Solving fuzzy multi-objective shortest path problem based on data envelopment analysis approach

The shortest path problem (SPP) is a special network structured linear programming problem that appears in a wide range of applications. Classical SPPs consider only one objective in the networks while some or all of the multiple, conflicting and incommensurate objectives such as optimization of cost, profit, time, distance, risk, and quality of service may arise together in real-world applications. These types of SPPs are known as the multi-objective shortest path problem (MOSPP) and can be solved with the existing various approaches. This paper develops a Data Envelopment Analysis (DEA)-based approach to solve the MOSPP with fuzzy parameters (FMOSPP) to account for real situations where input–output data include uncertainty of triangular membership form. This approach to make a connection between the MOSPP and DEA is more flexible to deal with real practical applications.
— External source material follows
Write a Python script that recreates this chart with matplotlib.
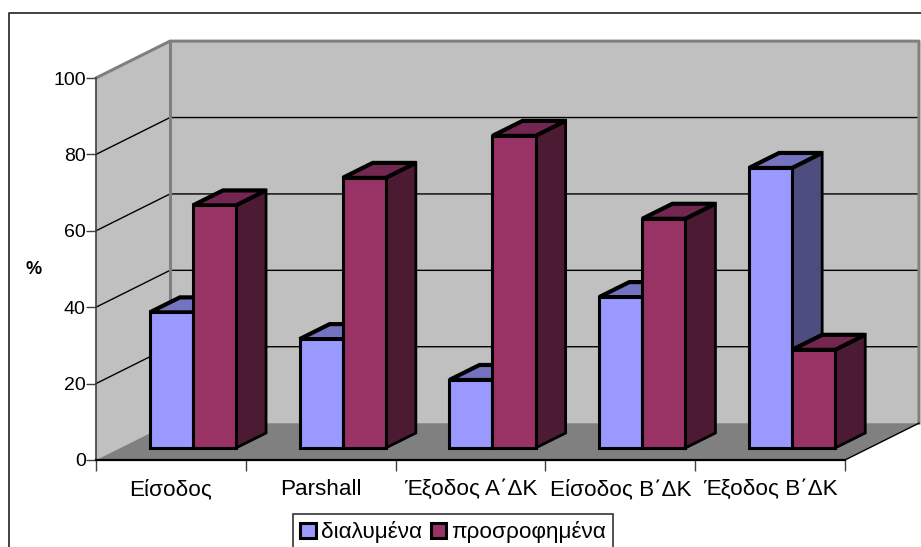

To this end, each arc in a FMOSPP is considered as a decision-making unit with multiple fuzzy inputs and outputs. Then two fuzzy efficiency scores are obtained corresponding to each arc. These fuzzy efficiency scores are combined to define a unique fuzzy relative efficiency. Hence, the FMOSPP is converted into a single objective Fuzzy Shortest Path Problem (FSPP) that can be solved using existing FSPP algorithms.